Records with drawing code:
+ + + + + + +

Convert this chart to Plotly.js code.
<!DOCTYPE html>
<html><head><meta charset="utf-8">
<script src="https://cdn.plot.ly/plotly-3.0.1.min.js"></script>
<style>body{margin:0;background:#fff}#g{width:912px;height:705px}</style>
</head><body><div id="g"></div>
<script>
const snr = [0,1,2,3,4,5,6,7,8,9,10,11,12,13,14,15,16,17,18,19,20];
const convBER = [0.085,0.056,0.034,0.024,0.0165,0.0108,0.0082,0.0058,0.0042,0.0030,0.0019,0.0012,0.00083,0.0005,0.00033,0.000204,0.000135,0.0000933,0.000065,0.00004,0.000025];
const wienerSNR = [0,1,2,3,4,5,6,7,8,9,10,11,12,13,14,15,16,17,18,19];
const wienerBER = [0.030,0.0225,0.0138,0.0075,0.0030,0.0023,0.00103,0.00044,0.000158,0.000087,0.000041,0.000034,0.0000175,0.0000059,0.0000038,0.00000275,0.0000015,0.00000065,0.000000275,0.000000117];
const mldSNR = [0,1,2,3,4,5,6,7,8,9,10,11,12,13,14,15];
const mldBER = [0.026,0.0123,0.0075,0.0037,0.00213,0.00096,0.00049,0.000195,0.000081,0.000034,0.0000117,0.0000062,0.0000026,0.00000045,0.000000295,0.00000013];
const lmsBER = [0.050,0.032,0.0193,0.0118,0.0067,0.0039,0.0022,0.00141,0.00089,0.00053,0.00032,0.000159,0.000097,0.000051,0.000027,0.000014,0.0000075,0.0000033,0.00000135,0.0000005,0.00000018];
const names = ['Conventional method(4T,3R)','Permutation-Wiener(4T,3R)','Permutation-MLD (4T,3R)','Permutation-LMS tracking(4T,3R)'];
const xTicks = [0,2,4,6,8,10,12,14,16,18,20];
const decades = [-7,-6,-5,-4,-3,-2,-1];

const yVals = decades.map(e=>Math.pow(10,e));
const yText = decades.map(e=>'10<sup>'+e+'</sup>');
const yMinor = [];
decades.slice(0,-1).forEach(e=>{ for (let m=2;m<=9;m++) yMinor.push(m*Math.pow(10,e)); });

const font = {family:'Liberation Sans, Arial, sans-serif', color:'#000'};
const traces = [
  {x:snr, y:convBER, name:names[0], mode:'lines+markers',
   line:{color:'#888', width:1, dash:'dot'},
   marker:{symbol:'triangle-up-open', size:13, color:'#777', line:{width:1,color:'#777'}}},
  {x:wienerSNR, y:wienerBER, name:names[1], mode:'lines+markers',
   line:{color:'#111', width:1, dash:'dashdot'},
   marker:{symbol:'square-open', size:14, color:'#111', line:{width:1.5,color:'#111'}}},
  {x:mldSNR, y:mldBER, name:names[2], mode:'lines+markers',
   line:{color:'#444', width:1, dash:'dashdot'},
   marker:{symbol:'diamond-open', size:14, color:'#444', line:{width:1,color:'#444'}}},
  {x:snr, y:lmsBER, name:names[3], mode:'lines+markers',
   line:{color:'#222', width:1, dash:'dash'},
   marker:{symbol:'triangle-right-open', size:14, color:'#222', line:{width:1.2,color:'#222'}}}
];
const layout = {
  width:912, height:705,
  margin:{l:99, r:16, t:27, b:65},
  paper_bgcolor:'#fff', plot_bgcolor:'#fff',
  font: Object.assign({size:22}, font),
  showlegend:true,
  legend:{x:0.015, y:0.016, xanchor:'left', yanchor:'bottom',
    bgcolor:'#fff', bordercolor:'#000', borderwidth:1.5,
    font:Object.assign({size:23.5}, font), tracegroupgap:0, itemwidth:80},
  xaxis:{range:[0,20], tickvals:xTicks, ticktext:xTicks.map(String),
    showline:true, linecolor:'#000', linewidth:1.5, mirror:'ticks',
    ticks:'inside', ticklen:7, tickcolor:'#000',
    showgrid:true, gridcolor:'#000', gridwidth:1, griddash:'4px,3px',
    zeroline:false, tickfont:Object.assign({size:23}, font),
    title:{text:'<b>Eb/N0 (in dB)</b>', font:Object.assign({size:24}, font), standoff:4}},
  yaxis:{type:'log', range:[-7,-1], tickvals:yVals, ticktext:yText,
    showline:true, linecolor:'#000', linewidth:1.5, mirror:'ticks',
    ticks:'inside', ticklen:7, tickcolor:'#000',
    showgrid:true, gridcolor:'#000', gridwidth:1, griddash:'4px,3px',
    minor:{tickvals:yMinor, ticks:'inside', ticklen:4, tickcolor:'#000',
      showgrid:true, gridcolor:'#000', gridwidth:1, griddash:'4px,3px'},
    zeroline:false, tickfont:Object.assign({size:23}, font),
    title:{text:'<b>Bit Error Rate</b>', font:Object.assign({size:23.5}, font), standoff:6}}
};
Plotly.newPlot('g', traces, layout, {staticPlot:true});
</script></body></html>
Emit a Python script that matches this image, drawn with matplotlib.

+ + + + + + +

- **Brief**: Extract each line holding the word "script" from the records.

- **Exercise answer**:
<script src="https://cdn.plot.ly/plotly-3.0.1.min.js"></script>
<script>
</script></body></html>
Emit a Python script that matches this image, drawn with matplotlib.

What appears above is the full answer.